Die Superkönner bei Laune zu halten und gleichzeitig das Gesamtgefüge nicht zu sprengen. Das war die Aufgabe des Trainers. „Ich habe gerne mit den Jungs gearbeitet, habe aber auch was verlangt“, sagt dieser im Tonfall eines Elder Statesman. Dass Kampfgeist und Zusammenhalt beim TSV Kornburg nicht immer so dermaßen stark ausgeprägt waren, das weiß auch Kokott. Doch vielleicht war es eben gerade seine Ausstrahlung, diese schwer zu interpretierende Mimik, die ihm half, das Team zusammen mit seinen beiden Assistenten Emin Karademir und Adrian Milano zum Erfolg zu führen. „Es war eine schwierige Zeit, doch die Spieler haben eine super Arbeit geleistet“, sagt Kokott, der seinen Nachfolger selbst ausgesucht hat: Herbert Heidenreich, bislang Trainer beim TV 21 Büchenbach in der Bezirksliga 2. Der Meistertrainer, der eigentlich schon im Winter aufhören wollte, dann seine Interimszeit aber bis zum Sommer ausdehnte, bleibt Abteilungsleiter.

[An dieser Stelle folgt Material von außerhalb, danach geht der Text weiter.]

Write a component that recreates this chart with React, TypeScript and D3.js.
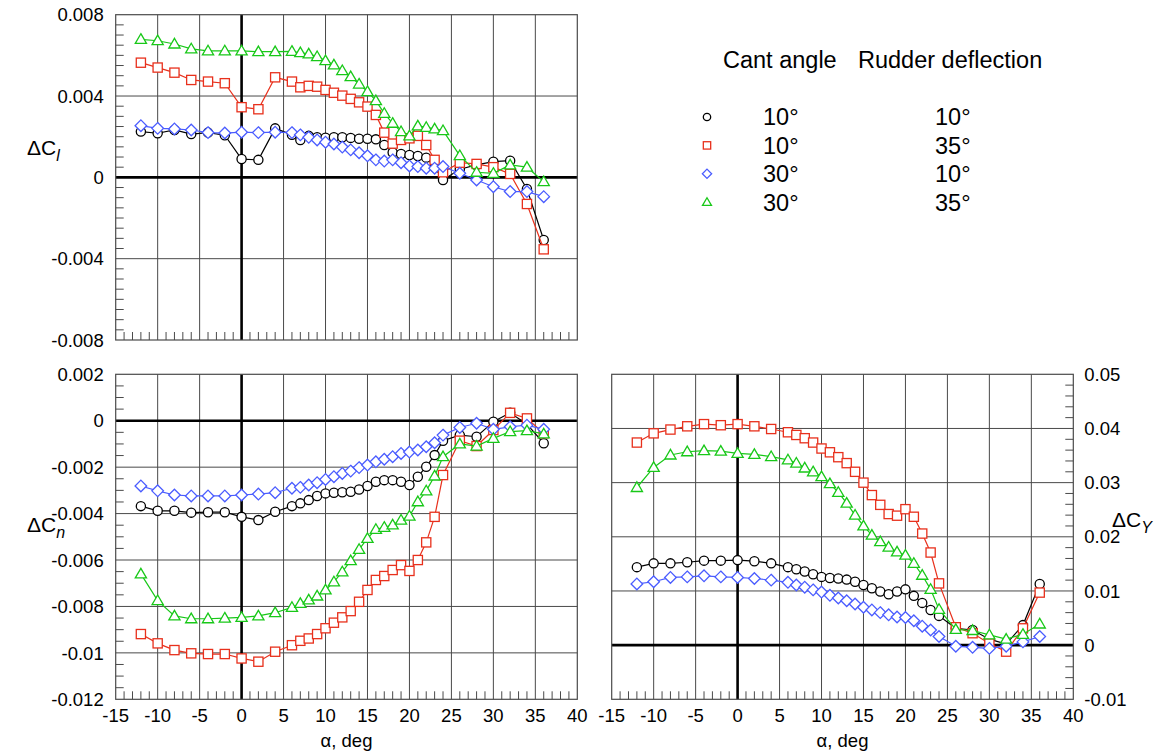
import React from 'react';
import * as d3 from 'd3';

// angle of attack, deg
const alpha = [-12, -10, -8, -6, -4, -2, 0, 2, 4, 6, 7, 8, 9, 10, 11, 12, 13, 14, 15, 16, 17, 18, 19, 20, 21, 22, 23, 24, 26, 28, 30, 32, 34, 36];

// ΔCl (x 1000)
const clC10R10 = [2.25, 2.17, 2.33, 2.13, 2.2, 2.07, 0.9, 0.86, 2.41, 2.09, 1.84, 2.04, 1.97, 1.95, 1.97, 1.97, 1.94, 1.9, 1.9, 1.87, 1.59, 1.22, 1.15, 1.1, 1.05, 0.97, 0.5, -0.13, 0.4, 0.61, 0.77, 0.82, -0.57, -3.08];
const clC10R35 = [5.64, 5.4, 5.15, 4.79, 4.71, 4.63, 3.45, 3.35, 4.92, 4.71, 4.43, 4.5, 4.46, 4.3, 4.16, 4.02, 3.86, 3.69, 3.48, 3.07, 2.2, 1.66, 1.84, 1.92, 2.04, 1.59, 0.86, 0.25, 0.72, 0.66, 0.5, 0.17, -1.31, -3.54];
const clC30R10 = [2.54, 2.41, 2.38, 2.33, 2.2, 2.18, 2.22, 2.2, 2.22, 2.2, 2.09, 1.97, 1.84, 1.73, 1.64, 1.49, 1.35, 1.21, 1.06, 0.86, 0.8, 0.86, 0.72, 0.56, 0.53, 0.45, 0.45, 0.53, 0.2, -0.13, -0.46, -0.7, -0.7, -0.95];
const clC30R35 = [6.79, 6.72, 6.56, 6.32, 6.22, 6.22, 6.22, 6.18, 6.18, 6.2, 6.13, 6.07, 5.94, 5.74, 5.53, 5.25, 4.95, 4.59, 4.22, 3.77, 3.15, 2.66, 2.25, 2.04, 2.53, 2.46, 2.38, 2.3, 1.07, 0.25, 0.2, 0.61, 0.5, -0.21];

// ΔCn (x 1000)
const cnC10R10 = [-3.68, -3.88, -3.88, -3.96, -3.94, -3.94, -4.14, -4.28, -3.92, -3.68, -3.56, -3.42, -3.24, -3.13, -3.1, -3.08, -3.06, -2.96, -2.81, -2.63, -2.56, -2.56, -2.63, -2.77, -2.41, -1.98, -1.48, -0.86, -0.62, -0.69, -0.04, 0.34, -0.15, -0.97];
const cnC10R35 = [-9.19, -9.59, -9.88, -10.02, -10.05, -10.05, -10.24, -10.38, -9.95, -9.67, -9.48, -9.38, -9.19, -8.94, -8.7, -8.47, -8.2, -7.8, -7.29, -6.86, -6.69, -6.43, -6.22, -6.47, -6.0, -5.24, -4.14, -2.34, -0.86, -1.09, -0.4, 0.34, 0.1, -0.54];
const cnC30R10 = [-2.81, -3.02, -3.2, -3.24, -3.24, -3.24, -3.2, -3.16, -3.1, -2.91, -2.87, -2.77, -2.67, -2.53, -2.41, -2.27, -2.17, -2.02, -1.91, -1.77, -1.66, -1.55, -1.41, -1.35, -1.26, -1.12, -0.95, -0.62, -0.29, -0.11, -0.37, -0.26, -0.19, -0.37];
const cnC30R35 = [-6.6, -7.75, -8.41, -8.53, -8.53, -8.5, -8.47, -8.41, -8.27, -8.04, -7.87, -7.72, -7.55, -7.29, -6.94, -6.51, -6.03, -5.54, -5.07, -4.68, -4.59, -4.49, -4.28, -4.11, -3.49, -3.02, -2.38, -1.55, -1.0, -1.09, -0.76, -0.47, -0.43, -0.57];

// ΔCY (x 1000)
const cyC10R10 = [14.4, 15.1, 15.1, 15.3, 15.6, 15.6, 15.7, 15.5, 15.1, 14.4, 14.0, 13.6, 13.1, 12.6, 12.4, 12.3, 12.1, 11.7, 11.1, 10.5, 9.9, 9.4, 9.9, 10.3, 9.1, 7.8, 6.5, 5.4, 3.1, 2.8, 1.1, 0.2, 3.7, 11.3];
const cyC10R35 = [37.4, 39.1, 39.8, 40.4, 40.8, 40.6, 40.8, 40.4, 39.9, 39.3, 38.8, 38.2, 37.4, 36.3, 35.6, 34.7, 33.6, 32.0, 30.0, 27.7, 25.9, 24.2, 23.9, 25.1, 23.7, 20.6, 17.1, 11.4, 3.3, 2.2, 0.3, -1.2, 3.1, 9.7];
const cyC30R10 = [11.3, 11.7, 12.5, 12.6, 12.8, 12.6, 12.5, 12.3, 12.0, 11.6, 11.1, 10.7, 10.2, 9.8, 9.2, 8.7, 8.2, 7.6, 7.0, 6.5, 6.0, 5.6, 5.2, 5.1, 4.5, 3.5, 2.8, 1.6, -0.2, -0.4, -0.6, -0.2, 0.6, 1.6];
const cyC30R35 = [29.1, 32.8, 35.1, 35.7, 35.9, 35.8, 35.4, 35.2, 34.8, 34.2, 33.6, 32.7, 32.0, 31.1, 29.8, 28.2, 26.2, 24.0, 22.0, 20.3, 19.1, 18.1, 17.2, 16.6, 15.1, 12.9, 10.3, 6.6, 2.9, 2.7, 1.9, 1.1, 2.0, 3.9];

const xTickLabels = ['-15', '-10', '-5', '0', '5', '10', '15', '20', '25', '30', '35', '40'];
const cantAngles = ['10°', '10°', '30°', '30°'];
const rudderDefl = ['10°', '35°', '10°', '35°'];

const seriesStyle = [
  { color: '#000000', shape: 'circle' },
  { color: '#e8301c', shape: 'square' },
  { color: '#4a5cff', shape: 'diamond' },
  { color: '#18c818', shape: 'triangle' },
];

const FONT = "'Liberation Sans', Arial, Helvetica, sans-serif";
const GRID = '#4a4a4a';

function Marker({ shape, x, y, color, s = 1 }: any) {
  const sw = 1.3;
  if (shape === 'circle') return <circle cx={x} cy={y} r={4.6 * s} fill="#fff" stroke={color} strokeWidth={sw} />;
  if (shape === 'square') {
    const h = 4.6 * s;
    return <rect x={x - h} y={y - h} width={2 * h} height={2 * h} fill="#fff" stroke={color} strokeWidth={sw} />;
  }
  if (shape === 'diamond') {
    const h = 5.8 * s;
    return <polygon points={`${x},${y - h} ${x + h},${y} ${x},${y + h} ${x - h},${y}`} fill="#fff" stroke={color} strokeWidth={sw} />;
  }
  const hw = 5.6 * s, up = 5.6 * s, dn = 4.0 * s;
  return <polygon points={`${x},${y - up} ${x + hw},${y + dn} ${x - hw},${y + dn}`} fill="#fff" stroke={color} strokeWidth={sw} />;
}

function fmt(v: number) {
  return String(+(v / 1000).toFixed(4));
}

function Panel({ left, right, top, bottom, yDomain, major, minor, series, side, showXLabels }: any) {
  const x = d3.scaleLinear().domain([-15, 40]).range([left, right]);
  const y = d3.scaleLinear().domain(yDomain).range([bottom, top]);
  const nMaj = Math.round((yDomain[1] - yDomain[0]) / major);
  const majTicks = d3.range(nMaj + 1).map((i) => +(yDomain[0] + i * major).toFixed(6));
  const nMin = Math.round((yDomain[1] - yDomain[0]) / minor);
  const minTicks = d3.range(nMin + 1).map((i) => +(yDomain[0] + i * minor).toFixed(6));
  const xMaj = d3.range(12).map((i) => -15 + i * 5);
  const xMin = d3.range(56).map((i) => -15 + i);
  const tl = 8;
  const line = d3.line<number>().x((_, i) => x(alpha[i])).y((d) => y(d));
  return (
    <g>
      {xMaj.filter((v) => v > -15 && v < 40 && v !== 0).map((v) => (
        <line key={'gx' + v} x1={x(v)} x2={x(v)} y1={top} y2={bottom} stroke={GRID} strokeWidth={1} />
      ))}
      {majTicks.filter((v) => v > yDomain[0] && v < yDomain[1] && v !== 0).map((v) => (
        <line key={'gy' + v} x1={left} x2={right} y1={y(v)} y2={y(v)} stroke={GRID} strokeWidth={1} />
      ))}
      {xMin.filter((v) => v % 5 !== 0).map((v) => (
        <line key={'mx' + v} x1={x(v)} x2={x(v)} y1={bottom} y2={bottom - tl} stroke={GRID} strokeWidth={1} />
      ))}
      {minTicks.filter((v) => !majTicks.includes(v)).map((v) => (
        side === 'left'
          ? <line key={'my' + v} x1={left} x2={left + tl} y1={y(v)} y2={y(v)} stroke={GRID} strokeWidth={1} />
          : <line key={'my' + v} x1={right} x2={right - tl} y1={y(v)} y2={y(v)} stroke={GRID} strokeWidth={1} />
      ))}
      <line x1={x(0)} x2={x(0)} y1={top} y2={bottom} stroke="#000" strokeWidth={2.6} />
      <line x1={left} x2={right} y1={y(0)} y2={y(0)} stroke="#000" strokeWidth={2.6} />
      <rect x={left} y={top} width={right - left} height={bottom - top} fill="none" stroke={GRID} strokeWidth={1.2} />
      {majTicks.map((v) => (
        <text key={'ly' + v} x={side === 'left' ? left - 12 : right + 11} y={y(v)} dy="0.36em"
          textAnchor={side === 'left' ? 'end' : 'start'} fontSize={18.5} fontFamily={FONT} fill="#000">{fmt(v)}</text>
      ))}
      {showXLabels && xMaj.map((v, i) => (
        <text key={'lx' + v} x={x(v)} y={bottom + 16} dy="0.36em" textAnchor="middle" fontSize={18.5} fontFamily={FONT} fill="#000">{xTickLabels[i]}</text>
      ))}
      {showXLabels && (
        <text x={(left + right) / 2} y={bottom + 41} dy="0.36em" textAnchor="middle" fontSize={18.5} fontFamily={FONT} fill="#000">α, deg</text>
      )}
      {series.map((vals: number[], si: number) => (
        <g key={'s' + si}>
          <path d={line(vals) || ''} fill="none" stroke={seriesStyle[si].color} strokeWidth={1.2} />
          {vals.map((v, i) => (
            <Marker key={i} shape={seriesStyle[si].shape} color={seriesStyle[si].color} x={x(alpha[i])} y={y(v)} />
          ))}
        </g>
      ))}
    </g>
  );
}

function YLabel({ x, y, sub, italic }: any) {
  return (
    <text x={x} y={y} fontSize={21} fontFamily={FONT} fill="#000">
      ΔC<tspan fontSize={16} dy={6} fontStyle={italic ? 'italic' : 'normal'}>{sub}</tspan>
    </text>
  );
}

export default function App() {
  return (
    <svg width={1173} height={753} style={{ position: 'absolute', left: 0, top: 0, background: '#fff' }}>
      <rect x={0} y={0} width={1173} height={753} fill="#fff" />
      <Panel left={115.7} right={577.3} top={14.7} bottom={340} yDomain={[-8, 8]} major={4} minor={0.5}
        series={[clC10R10, clC10R35, clC30R10, clC30R35]} side="left" showXLabels={false} />
      <Panel left={115.7} right={577.3} top={374.3} bottom={699.3} yDomain={[-12, 2]} major={2} minor={0.5}
        series={[cnC10R10, cnC10R35, cnC30R10, cnC30R35]} side="left" showXLabels={true} />
      <Panel left={611.7} right={1073.3} top={374.3} bottom={699.3} yDomain={[-10, 50]} major={10} minor={2}
        series={[cyC10R10, cyC10R35, cyC30R10, cyC30R35]} side="right" showXLabels={true} />
      <YLabel x={27} y={155} sub="l" italic />
      <YLabel x={27} y={532} sub="n" italic />
      <YLabel x={1112} y={527} sub="Y" italic />
      <text x={723} y={68} fontSize={23.5} fontFamily={FONT} fill="#000">Cant angle</text>
      <text x={858} y={68} fontSize={23.5} fontFamily={FONT} fill="#000">Rudder deflection</text>
      {seriesStyle.map((s, i) => {
        const cy = 117 + i * 28.4;
        return (
          <g key={'lg' + i}>
            <Marker shape={s.shape} color={s.color} x={707} y={cy} s={0.8} />
            <text x={763} y={cy} dy="0.36em" fontSize={23.5} fontFamily={FONT} fill="#000">{cantAngles[i]}</text>
            <text x={935} y={cy} dy="0.36em" fontSize={23.5} fontFamily={FONT} fill="#000">{rudderDefl[i]}</text>
          </g>
        );
      })}
    </svg>
  );
}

Sechs bis acht Neuzugänge sollen es für beide Teams sein. Christian Krach kommt ebenfalls aus Büchenbach und wird Spielertrainer der in der Kreisliga Neumarkt/Jura West noch gegen den Abstieg kämpfenden Reserve. Den Verein verlassen Torwart Oliver Harnos (zum TSV Neustadt/Aisch) und Rainer Lehnemann (FC Bayern Kickers). „Mit anderen sind wir uns bereits einig, müssen aber noch letzte Details klären“, sagt Achim Kokott mit ruhiger Stimme, während alle anderen ausgelassen feiern. Die Aufstiegsshirts sind schnell nass, getränkt mit Bier und Sekt. Kokott aber bleibt auch im Moment des großen Erfolgs ganz ruhig: „Vielleicht liegt es am Stress, dass ich die Freude nicht nach außen lassen kann“, sagt er noch und geht dann langsam über den Platz. Fast wie einst Franz Beckenbauer. Nur in den Mittelkreis, in den hat er es nicht geschafft.